CATANIA – In coma dopo un intervento a un dente. E’ la tragica storia, raccontata dal Corriere della Sera, di Giuseppe Marletta, architetto di 42 anni, che un anno fa venne ricoverato all’Ospedale Garibaldi per una banalissima operazione: la rimozione di due punti metallici applicati dopo l’estrazione della radice di un dente. Intervento dal quale si sarebbe risvegliato per appena 15 minuti per poi entrare in coma.

“A questo punto è meglio farlo morire. Sono pronta a sospendere l’alimentazione forzata perché lo Stato ha ucciso mio marito e poi lo ha abbandonato al suo destino”, spiega la moglie, Irene Sampognaro, 40 anni, che mercoledì 1 giugno protesta davanti ai cancelli dell’ospedale dove è cominciato il calvario.

“Voglio che tutti sappiano quanto sono crudeli le nostre istituzioni – continua la donna – di fronte ad un allucinante caso di malasanità non riescono a garantire né giustizia né adeguata assistenza. Mio marito prima di entrare in ospedale scoppiava di salute, oggi è immobile in un letto, tracheotomizzato e alimentato con un sondino. Praticamente una vita vegetale se la si può ancora chiamare vita. Solo quando ti ci trovi dentro capisci veramente il caso Englaro. In Italia lo Stato è crudelmente ipocrita: dice di essere per la vita ma in realtà ti spinge a scegliere la strada della morte”.

L’architetto Marletta è attualmente ricoverato in una struttura convenzionata con l’Azienda sanitaria dove però la moglie deve farsi carico di una parte sostanziosa dei costi. “Mille euro al mese, praticamente tutto il mio stipendio di insegnante. Ho chiesto aiuto al ministro della salute, all’assessore alla sanità Massimo Russo, alle istituzioni locali. Tutti mi hanno sbattuto la porta in faccia. Eppure mio marito è stato ucciso da un ospedale pubblico. Perché nessuno paga?”.
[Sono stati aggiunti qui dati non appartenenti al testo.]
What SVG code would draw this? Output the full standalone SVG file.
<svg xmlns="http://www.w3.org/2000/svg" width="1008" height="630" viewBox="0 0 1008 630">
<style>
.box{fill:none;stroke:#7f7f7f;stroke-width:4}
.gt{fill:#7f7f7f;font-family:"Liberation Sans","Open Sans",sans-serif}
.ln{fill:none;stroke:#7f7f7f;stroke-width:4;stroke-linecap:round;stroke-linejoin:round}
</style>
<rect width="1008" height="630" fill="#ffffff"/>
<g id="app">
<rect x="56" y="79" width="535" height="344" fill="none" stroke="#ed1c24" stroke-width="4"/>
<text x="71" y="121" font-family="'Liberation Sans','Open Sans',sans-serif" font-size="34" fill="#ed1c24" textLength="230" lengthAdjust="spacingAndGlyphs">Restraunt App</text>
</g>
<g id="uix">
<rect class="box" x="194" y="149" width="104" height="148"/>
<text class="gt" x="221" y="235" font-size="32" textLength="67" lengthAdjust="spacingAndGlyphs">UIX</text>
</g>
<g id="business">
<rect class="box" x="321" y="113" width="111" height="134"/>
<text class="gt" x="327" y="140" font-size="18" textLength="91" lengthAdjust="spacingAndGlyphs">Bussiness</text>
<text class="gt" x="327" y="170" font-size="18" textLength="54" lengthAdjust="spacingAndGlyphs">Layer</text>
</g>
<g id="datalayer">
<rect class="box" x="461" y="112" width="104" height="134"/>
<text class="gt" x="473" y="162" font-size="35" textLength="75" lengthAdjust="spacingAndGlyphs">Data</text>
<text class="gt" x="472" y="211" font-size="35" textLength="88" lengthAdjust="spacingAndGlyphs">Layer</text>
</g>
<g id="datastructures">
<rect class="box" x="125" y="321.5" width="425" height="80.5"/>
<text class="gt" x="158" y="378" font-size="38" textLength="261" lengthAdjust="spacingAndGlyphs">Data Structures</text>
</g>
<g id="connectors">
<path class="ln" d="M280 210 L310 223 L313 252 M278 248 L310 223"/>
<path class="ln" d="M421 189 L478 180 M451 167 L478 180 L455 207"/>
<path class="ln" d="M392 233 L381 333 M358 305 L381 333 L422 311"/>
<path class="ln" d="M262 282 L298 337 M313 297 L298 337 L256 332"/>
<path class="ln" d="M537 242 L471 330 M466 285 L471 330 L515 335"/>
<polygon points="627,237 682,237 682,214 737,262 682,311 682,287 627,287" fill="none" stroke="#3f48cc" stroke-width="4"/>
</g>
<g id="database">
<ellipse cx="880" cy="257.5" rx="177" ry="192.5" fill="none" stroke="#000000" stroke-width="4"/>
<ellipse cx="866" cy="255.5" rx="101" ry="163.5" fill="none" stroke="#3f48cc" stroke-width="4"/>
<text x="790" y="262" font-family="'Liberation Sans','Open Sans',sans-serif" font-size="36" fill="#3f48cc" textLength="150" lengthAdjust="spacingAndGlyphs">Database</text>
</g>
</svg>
“Perché – tuona ancora Irene Sampognaro – l’assessore alla sanità non ha mandato nemmeno gli ispettori? Perché non sono stati presi provvedimenti contro i medici? Ho saputo che ad un anno dai fatti non è stata nemmeno sequestrata la cartella clinica. Il massimo della beffa è stato scoprire che anche dopo quello che avevano combinato, stando agli accertamenti strumentali, mio marito non è guarito neppure dalla sinusite”.